Holiday Traditions

Christmas and other December holidays are steeped in a variety of traditions, but perhaps there is no other time of the year when celebrations revolve so strongly around U.S. agricultural products and thoughts of farm life.

Christmas and holiday cards, trees, meals—all focal points of the holiday season—have strong ties to American agriculture. 

Although relatively few Americans have personal connections with farms, rustic farm scenes remain popular images on Christmas and holiday cards symbolizing a warm, nostalgic view of the life people long for during the holiday season. 

Most holiday traditions begin on the farm, as each year, some 25 million to 36 million fresh-cut Christmas trees find their way into American homes. 

The trees are supplied by some 15,000–20,000 tree farms, found in almost every state.

Food from America’s farms and ranches provide the social centerpiece for holiday gatherings, whether it’s the hors d’oeuvres for the holiday party, crackers and cheese for visiting friends, or the main holiday meals that bring families together.

American holiday meal traditions trace their origins to the meals served in the home countries of immigrants who have come to America, but the evolution of agriculture has continuously improved the assortment on the holiday table.

Most holiday meals are built around meat. Turkey, beef, goose, lamb, venison, rabbit, duck and pheasant, and pork, were popular in England, and appeared on American Christmas dinner menus as early as the 1600s. 

Turkey, ham and roast beef remain the most popular meats served at American holiday meals. Hams have been featured in December celebrations in many countries for centuries. 

At one time in the U.S., turkeys were kept on farms because they required little care and could be used to feed a crowd without economic sacrifice. 

Chickens had more economic value for egg production, as cows did for milk, and the commercial beef industry didn’t evolve until the 19th century. Now, modern farming practices make them all readily available.

By the late 1700s, holiday menus included ice cream, acorn squash, lima beans, sweet potatoes, raisins and nuts, cranberries, plums, peaches, and apples and cherries for pies.

In the pioneer days, American Christmas menus depended on location, economics, home situations, and heritage. 

People in larger cities—as well as those living on or near farms—tended to have more access to a broad range of food items than those living in outposts, camps or wilderness areas. 

By the early 1900s, agricultural expansion made it possible to incorporate lettuce, oranges, celery, grapefruit and other fresh fruits and vegetables into holiday meals.

Although Americans spend more on food in December than any other month, a traditional holiday meal with all of the trimmings remains a bargain. 

A holiday meal with turkey as the centerpiece costs about $7-$10 per person—less than the price of a burger, fries and soft drink at a fast-food restaurant. Dinner with ham, roast beef or prime rib is slightly higher, but still as little as $12-$15 a person, and less than the cost of lunch at a fast-casual restaurant.
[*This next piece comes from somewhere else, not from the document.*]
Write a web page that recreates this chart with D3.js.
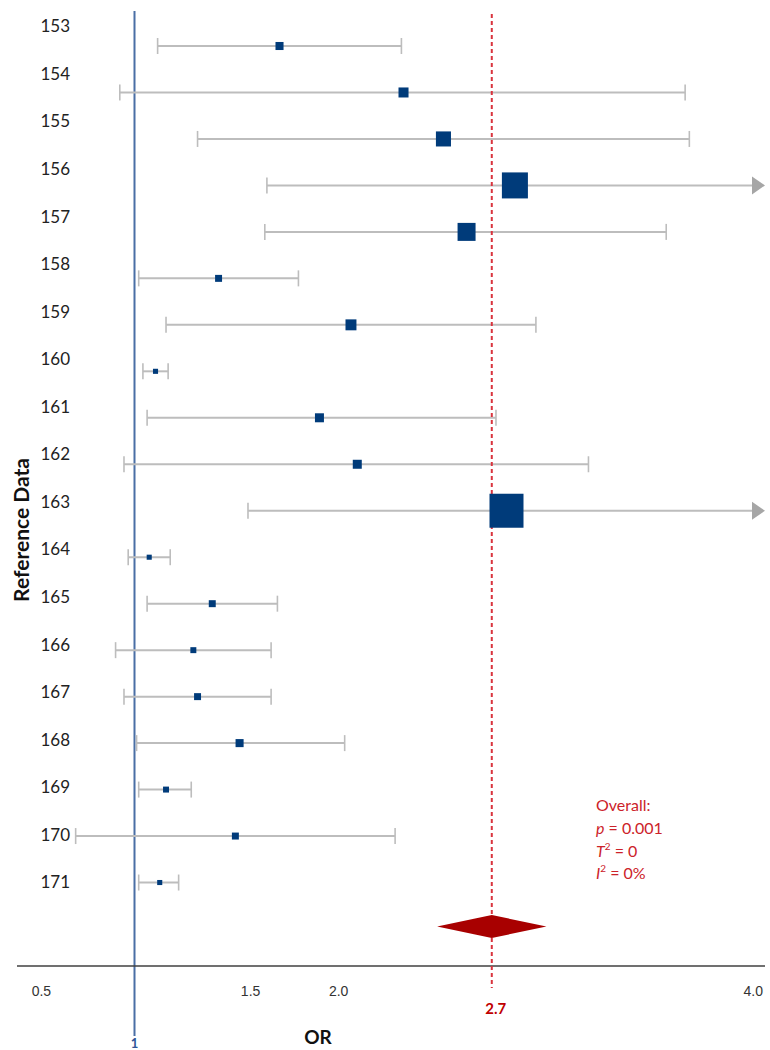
<!DOCTYPE html>
<html>
<head>
<meta charset="utf-8">
<script src="https://cdn.jsdelivr.net/npm/d3@7"></script>
<style>
  html, body { margin: 0; padding: 0; background: #fff; }
  svg { display: block; font-family: Lato, "Liberation Sans", sans-serif; }
</style>
</head>
<body>
<svg id="chart" width="770" height="1050"></svg>
<script>
// ---- data ----
const studies = ["153","154","155","156","157","158","159","160","161","162","163","164","165","166","167","168","169","170","171"];
const orValues = [1.69, 2.28, 2.47, 2.81, 2.58, 1.40, 2.03, 1.10, 1.88, 2.06, 2.77, 1.07, 1.37, 1.28, 1.30, 1.50, 1.15, 1.48, 1.12];
const ciLower  = [1.11, 0.93, 1.30, 1.63, 1.62, 1.02, 1.15, 1.04, 1.06, 0.95, 1.54, 0.97, 1.06, 0.91, 0.95, 1.01, 1.02, 0.72, 1.02];
const ciUpper  = [2.27, 3.62, 3.64, 4.50, 3.53, 1.78, 2.91, 1.16, 2.72, 3.16, 4.50, 1.17, 1.68, 1.65, 1.65, 2.00, 1.27, 2.24, 1.21];
const weights  = [2.0, 3.1, 7.0, 20.9, 10.0, 1.5, 3.7, 0.8, 2.5, 2.5, 35.7, 0.8, 1.5, 1.1, 1.5, 2.0, 1.1, 1.5, 0.8];
const overall = { or: 2.7, lower: 2.44, upper: 2.96 };
const xTickLabels = ["0.5", "1.5", "2.0", "4.0"];
const xTickValues = [0.5, 1.5, 2.0, 4.0];
const statsLines = [
  [{t:"Overall:"}],
  [{t:"p", i:true}, {t:" = 0.001"}],
  [{t:"T", i:true}, {t:"2", sup:true}, {t:" = 0"}],
  [{t:"I", i:true}, {t:"2", sup:true}, {t:" = 0%"}]
];

// ---- scales ----
const svg = d3.select("#chart");
const x = d3.scaleLinear().domain([1, 4]).range([134.5, 765]);
const xMin = 17, xMax = 765;
const y = d3.scalePoint().domain([...studies, "Overall"]).range([46, 929]);
const yLab = d3.scalePoint().domain(studies).range([28, 884]);
const size = d3.scaleSqrt().domain([0, d3.max(weights)]).range([0, 34]);
const axisY = 966;

const rows = studies.map((s, i) => ({ s, or: orValues[i], lo: ciLower[i], hi: ciUpper[i], w: weights[i] }));

// ---- reference line at 1 ----
svg.append("line")
  .attr("x1", x(1)).attr("x2", x(1)).attr("y1", 11).attr("y2", 1036)
  .attr("stroke", "#4a6fa5").attr("stroke-width", 2);

// ---- axis ----
const axis = d3.axisBottom(x).tickValues([]).tickSize(0);
const gAxis = svg.append("g").attr("transform", `translate(0,${axisY})`).call(axis);
gAxis.select(".domain").remove();
gAxis.append("line").attr("x1", xMin).attr("x2", xMax).attr("stroke", "#404040").attr("stroke-width", 1.3);
gAxis.selectAll(".tlab").data(xTickValues).enter().append("text")
  .attr("class", "tlab")
  .attr("x", d => x(d) + (d === 0.5 ? 12 : d === 1.5 ? 11 : d === 2.0 ? -6 : -2))
  .attr("y", 26)
  .attr("text-anchor", d => d === 4.0 ? "end" : "middle")
  .attr("dominant-baseline", "middle")
  .attr("font-size", 14).attr("fill", "#333")
  .text((d, i) => xTickLabels[i]);

// ---- CI lines ----
const ciColor = "#bdbdbd";
const gRows = svg.append("g");
rows.forEach(r => {
  const yy = y(r.s);
  const arrow = r.hi > x.domain()[1];
  const xr = arrow ? x(x.domain()[1]) - 12 : x(r.hi);
  gRows.append("line").attr("x1", x(r.lo)).attr("x2", xr).attr("y1", yy).attr("y2", yy)
    .attr("stroke", ciColor).attr("stroke-width", 2);
  gRows.append("line").attr("x1", x(r.lo)).attr("x2", x(r.lo)).attr("y1", yy - 8).attr("y2", yy + 8)
    .attr("stroke", ciColor).attr("stroke-width", 1.6);
  if (arrow) {
    const xe = x(x.domain()[1]);
    gRows.append("path").attr("d", `M${xe - 13},${yy - 9} L${xe},${yy} L${xe - 13},${yy + 9} Z`)
      .attr("fill", "#a6a6a6");
  } else {
    gRows.append("line").attr("x1", x(r.hi)).attr("x2", x(r.hi)).attr("y1", yy - 8).attr("y2", yy + 8)
      .attr("stroke", ciColor).attr("stroke-width", 1.6);
  }
});

// ---- red dashed overall line ----
svg.append("line")
  .attr("x1", x(overall.or)).attr("x2", x(overall.or)).attr("y1", 14).attr("y2", 988)
  .attr("stroke", "#d9343e").attr("stroke-width", 2).attr("stroke-dasharray", "4,3");

// ---- squares ----
rows.forEach(r => {
  const s = size(r.w);
  svg.append("rect").attr("x", x(r.or) - s / 2).attr("y", y(r.s) - s / 2)
    .attr("width", s).attr("height", s).attr("fill", "#003b7a");
});

// ---- diamond ----
const yd = y("Overall") - 2.5;
svg.append("path")
  .attr("d", `M${x(overall.lower)},${yd} L${x(overall.or)},${yd - 11.5} L${x(overall.upper)},${yd} L${x(overall.or)},${yd + 11.5} Z`)
  .attr("fill", "#a80000");

// ---- row labels ----
svg.append("g").selectAll("text").data(studies).enter().append("text")
  .attr("x", 70).attr("y", d => yLab(d))
  .attr("text-anchor", "end").attr("dominant-baseline", "middle")
  .attr("font-size", 17).attr("fill", "#222")
  .text(d => d);

// ---- axis titles ----
svg.append("text").attr("transform", "translate(24,530) rotate(-90)")
  .attr("text-anchor", "middle").attr("dominant-baseline", "middle")
  .attr("font-size", 21).attr("font-weight", "bold").attr("fill", "#111")
  .text("Reference Data");
svg.append("text").attr("x", 318).attr("y", 1039)
  .attr("text-anchor", "middle").attr("dominant-baseline", "middle")
  .attr("font-size", 19).attr("font-weight", "bold").attr("fill", "#111")
  .text("OR");
svg.append("text").attr("x", x(1)).attr("y", 1045)
  .attr("text-anchor", "middle").attr("dominant-baseline", "middle")
  .attr("font-size", 13).attr("font-weight", "bold").attr("fill", "#2f5597")
  .text("1");
svg.append("text").attr("x", x(overall.or) + 4).attr("y", 1010)
  .attr("text-anchor", "middle").attr("dominant-baseline", "middle")
  .attr("font-size", 15).attr("font-weight", "bold").attr("fill", "#c00000")
  .text("2.7");

// ---- stats ----
const gStats = svg.append("g");
statsLines.forEach((line, i) => {
  const t = gStats.append("text").attr("x", 596).attr("y", 807 + i * 22.8)
    .attr("dominant-baseline", "middle").attr("font-size", 16).attr("fill", "#cc2229");
  line.forEach(p => {
    const ts = t.append("tspan").text(p.t);
    if (p.i) ts.attr("font-style", "italic");
    if (p.sup) ts.attr("font-size", 10).attr("dy", -6);
    else if (line.some(q => q.sup) && p.t.startsWith(" ")) ts.attr("dy", 6);
  });
});
</script>
</body>
</html>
While still a bargain, the real value of a holiday meal is priceless: the true worth comes from the fellowship and joy of gathering family and friends around the table to celebrate. 

From the scent of a Christmas tree to the smells and tastes of a holiday meal, America’s farmers and ranchers are happy to play their role in making it all possible.

On behalf of America’s farmers and ranchers, and all involved in American agriculture, have a joyous and safe holiday season, and best wishes for the New Year.